Hay personas que cumplen años sin inmutarse. Acumulan sabiduría y, sin quererlo, se convierten en maestros. Son capaces de analizar el momento presente con un foco de largo alcance. Durante las vacaciones ha caído en mis manos un libro importante: “Escalas de justicia”, de Nancy Fraser. En él, la autora hace una dura crítica del capitalismo neoliberal y alerta sobre las consecuencias del aumento de las desigualdades. Es un libro escrito en el horizonte europeo y global, pero que puede iluminar nuestra realidad, tentada de hacer coincidir desarrollo y buen vivir con el crecimiento del Producto Interior Bruto, la Renta per cápita o, simplemente, la capacidad de consumir.
La Doctrina Social de la Iglesia (y entiendo yo que el sentido común) reclaman un desarrollo humano integral, a favor de toda la persona y de todas las personas. Algo difícil de conseguir si no se da una mayor libertad de acceso a oportunidades económicas, sociales, políticas y culturales. Un mundo así, integrador e incluyente, nos pide asumir una mayor participación ciudadana, elevar el nivel y la calidad de la democracia y contribuir, una vez más, para que toda la economía y las finanzas sean éticas, y lo sean no por una etiqueta externa, sino por el respeto a la dignidad de las personas.
Estos son temas globales que necesitan siempre iluminación, pero también la reacción positiva de las élites de este mundo. Y de nuestras propias élites. No sólo hay que eliminar la pobreza, hay también que crear equidad y, en nuestro caso, priorizar el mundo indígena, a los afrodescendientes y a las culturas tradicionales de la Amazonía. Si no cuidamos la integración y la interculturalidad, corremos el riesgo de promover, quizá sin quererlo, un país fragmentado y, por ende, dividido y enfrentado.
No es suficiente con reclamar que la ética afecte a nuestras relaciones sociales, políticas o económicas, públicas o privadas.

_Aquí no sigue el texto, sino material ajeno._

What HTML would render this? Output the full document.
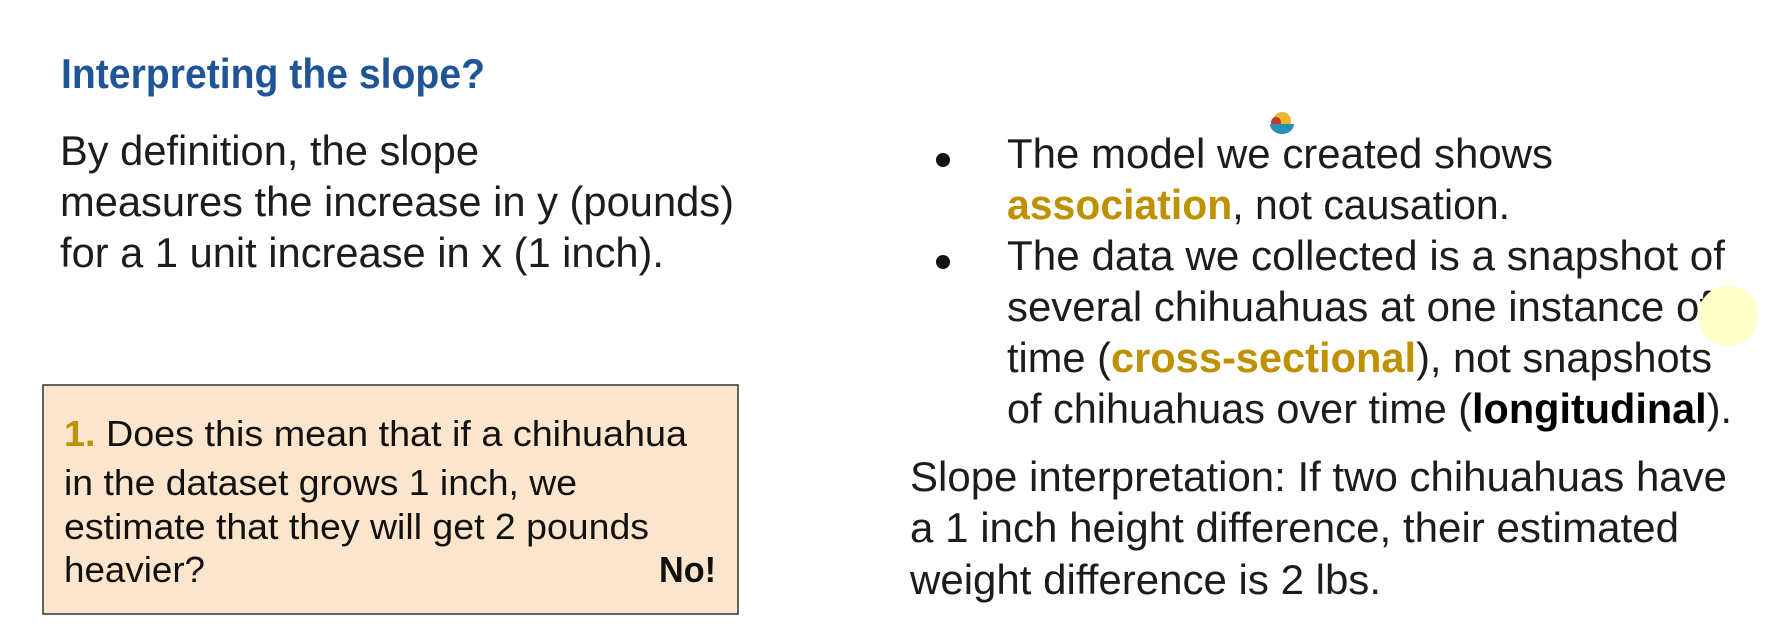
<!DOCTYPE html>
<html><head><meta charset="utf-8"><style>
html,body{margin:0;padding:0;background:#fff;}
svg{display:block;}
text{font-family:"Liberation Sans",sans-serif;}
.b{font-size:42px;fill:#1c1c1c;}
.s{font-size:36px;fill:#111;}
</style></head><body>
<svg width="1780" height="636" viewBox="0 0 1780 636">
<rect width="1780" height="636" fill="#fff"/>
<text x="61" y="88" font-size="42" font-weight="bold" fill="#1f5596" textLength="424" lengthAdjust="spacingAndGlyphs">Interpreting the slope?</text>
<g>
<text class="b" x="60" y="165" textLength="419" lengthAdjust="spacingAndGlyphs">By definition, the slope</text>
<text class="b" x="60" y="216" textLength="674" lengthAdjust="spacingAndGlyphs">measures the increase in y (pounds)</text>
<text class="b" x="60" y="267" textLength="604" lengthAdjust="spacingAndGlyphs">for a 1 unit increase in x (1 inch).</text>
</g>
<g>
<rect x="43" y="385" width="695" height="229" fill="#fce5cd" stroke="#333" stroke-width="1.5"/>
<text class="s" x="64" y="446" textLength="623" lengthAdjust="spacingAndGlyphs"><tspan fill="#bf9000" font-weight="bold">1.</tspan> Does this mean that if a chihuahua</text>
<text class="s" x="64" y="495" textLength="513" lengthAdjust="spacingAndGlyphs">in the dataset grows 1 inch, we</text>
<text class="s" x="64" y="539" textLength="585" lengthAdjust="spacingAndGlyphs">estimate that they will get 2 pounds</text>
<text class="s" x="64" y="582" textLength="141" lengthAdjust="spacingAndGlyphs">heavier?</text>
<text class="s" x="659" y="582" font-weight="bold" textLength="57" lengthAdjust="spacingAndGlyphs">No!</text>
</g>
<g>
<circle cx="943" cy="160" r="7" fill="#111"/>
<circle cx="943" cy="262" r="7" fill="#111"/>
<text class="b" x="1007" y="168" textLength="546" lengthAdjust="spacingAndGlyphs">The model we created shows</text>
<text class="b" x="1007" y="219" textLength="503" lengthAdjust="spacingAndGlyphs"><tspan fill="#bf9000" font-weight="bold">association</tspan>, not causation.</text>
<text class="b" x="1007" y="270" textLength="718" lengthAdjust="spacingAndGlyphs">The data we collected is a snapshot of</text>
<text class="b" x="1007" y="321" textLength="704" lengthAdjust="spacingAndGlyphs">several chihuahuas at one instance of</text>
<text class="b" x="1007" y="372" textLength="705" lengthAdjust="spacingAndGlyphs">time (<tspan fill="#bf9000" font-weight="bold">cross-sectional</tspan>), not snapshots</text>
<text class="b" x="1007" y="423" textLength="725" lengthAdjust="spacingAndGlyphs">of chihuahuas over time (<tspan font-weight="bold" fill="#000">longitudinal</tspan>).</text>
</g>
<g>
<text class="b" x="910" y="491" textLength="817" lengthAdjust="spacingAndGlyphs">Slope interpretation: If two chihuahuas have</text>
<text class="b" x="910" y="542" textLength="769" lengthAdjust="spacingAndGlyphs">a 1 inch height difference, their estimated</text>
<text class="b" x="910" y="594" textLength="471" lengthAdjust="spacingAndGlyphs">weight difference is 2 lbs.</text>
</g>
<g>
<circle cx="1282" cy="121" r="9" fill="#e8b730"/>
<circle cx="1276" cy="122" r="5" fill="#c0392b"/>
<path d="M1270 124 H1294 A12 10 0 0 1 1270 124 Z" fill="#2a8fb5"/>
</g>
<circle cx="1728" cy="316" r="30" fill="#ffffc8"/>
</svg>
</body></html>
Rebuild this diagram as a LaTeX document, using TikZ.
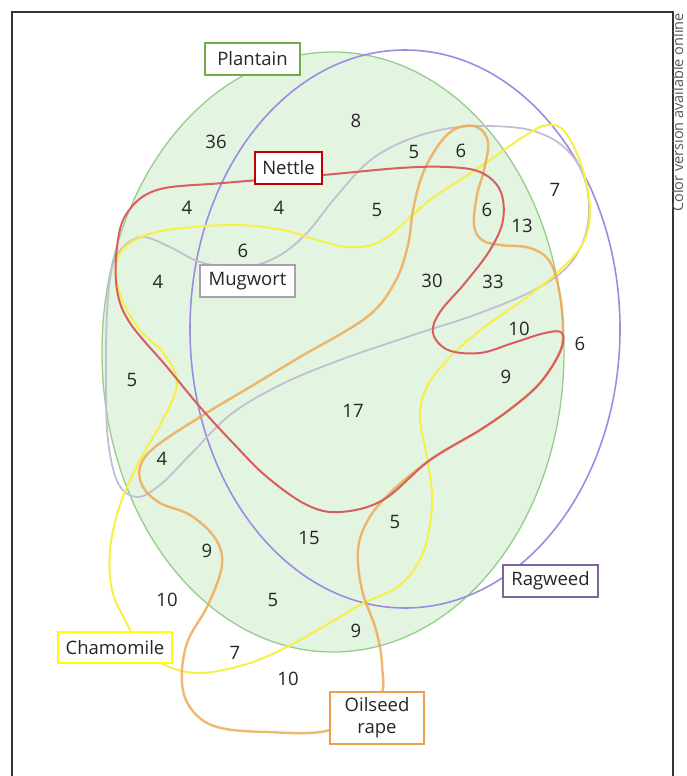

Es preciso que la ética toque nuestros corazones y, por lo tanto, nuestras conciencias. ¿Será posible construir un mundo coherente si la persona vive rota y perdida en su propia incoherencia?
Personalmente, desde la fe que me anima, no creo que semejante revolución sea posible sin promover una visión trascendente de la vida y, por lo tanto, una espiritualidad que garantice un bienestar integral.
La cultura dominante, economicista y técnica, se vuelve experta en mutar a los ciudadanos convirtiéndolos en consumidores. Si el objetivo es vivir bien sólo materialmente y reducir la calidad de vida a la capacidad del consumo, poco a poco iremos vaciando el alma humana y reduciendo la vida a la satisfacción de nuestras pulsiones. Cuando todo se compra y todo se vende, pareciera que todo vale con tal de lograrlo. Hay una apuesta ineludible, personal y política, para revalidar cada día nuestra condición humana y el futuro del planeta: el cuidado integral del desarrollo, espiritual y ético, a favor de la dignidad del hombre. El camino opuesto nos llevaría de nuevo a la caverna.